“Vale will be one of the big partners of Guinea in iron ore and it’s the Simandou project which is interesting for Guinea so we will find a solution with Vale,” he said yesterday in an interview with Bloomberg Television in Davos, Switzerland. “We’re working on it.”
Vale, which bought a 51 percent stake in a section of Simandou in 2010, put the scope and schedule for its $1.26 billion Zogota iron-ore project in Simandou South under review in October. The 2 million-metric-ton project was expected to start producing in the second half of last year. The company, which is suspending operations at unprofitable mines as it cuts costs, wants greater clarity from the government on regulations and infrastructure cost uncertainties before restarting work, Chief Executive Officer Murilo Ferreira said Dec. 6.
Vale’s press office in Rio de Janeiro yesterday declined to respond to Conde’s comments.
Vale’s Simandou partner is BSG Resources Ltd., a company controlled by Israeli businessman Beny Steinmetz, which in November said it received a letter from the Guinea government regarding an investigation into how the venture with Vale obtained mining rights. The project may cost as much as $10 billion to develop, BSG said in a statement on its website.
Guinea also offered Rio Tinto (RIO) Group “a strategic partnership for 50 or 100 years” to develop the company’s rights in another section of Simandou, Conde said yesterday, without providing details.
“Now the ball is in Rio Tinto’s court,” he said. “We have no worries about the financing.”
David Luff, a Melbourne-based spokesman for Rio, said he wasn’t immediately able to comment.
Rio Tinto rose for the first time in three days, adding 2.1 percent to 3,575.00 pence in London.
Separately, Conde said that Guinea, which neighbors Mali to the west, wants more nations to get involved in a battle to defeat al-Qaeda in the Islamic Maghreb in northern Mali. He said that without wider involvement, Mali risks becoming another Afghanistan, which harbored terrorists including Osama bin Laden, after two decades of war tore the nation apart.

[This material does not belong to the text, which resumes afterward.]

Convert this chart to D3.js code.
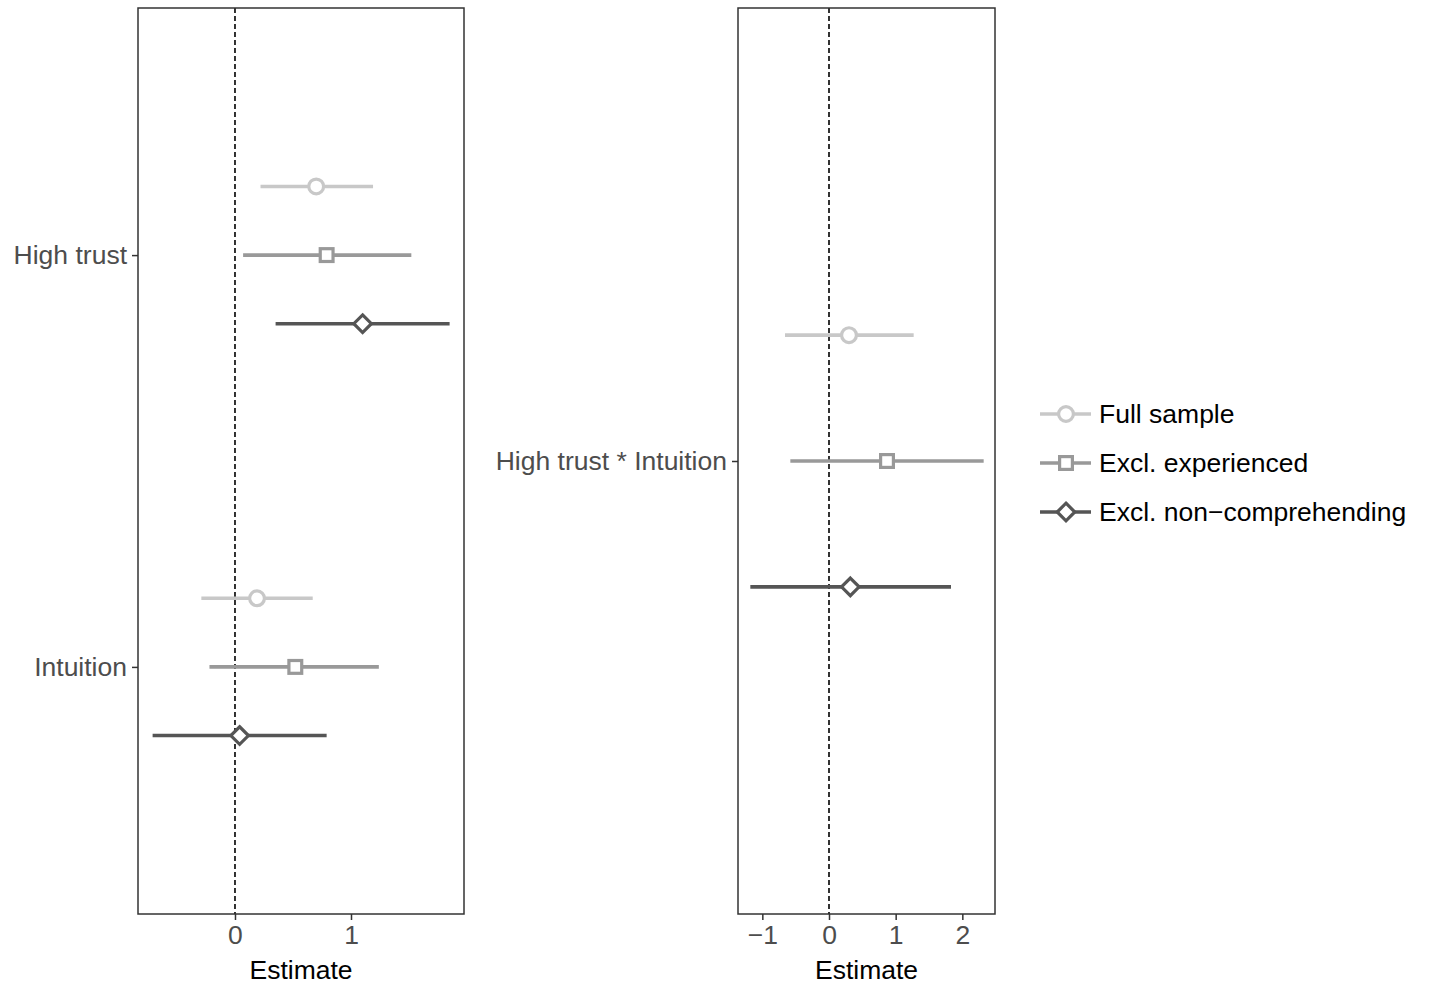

Weapons and money have flooded the Sahel region of Africa after the fall of Libya President Muammar Qaddafi in 2011, threatening to destabilize governments in west and north Africa, according to the United Nations. Terrorists that seized an Algeria gas plant this month use northern Mali as a base, where they have collected millions of dollars in ransom, according to the U.S. Treasury.
The French military helped Mali recapture two towns this week, as foreign governments expressed concern that al-Qaeda in the Maghreb, which controls two-thirds of Mali, is using the northern part of the nation to operate as a base. The U.S. is providing intelligence and planes for the mission.
“If France hadn’t intervened, it would have been a disaster,” Conde said during the interview. “We need to prepare for a second war, a much tougher war, a much longer war, in the Sahara. If we want to avoid Sahara becoming the new Afghanistan, everyone needs to be involved in this war.”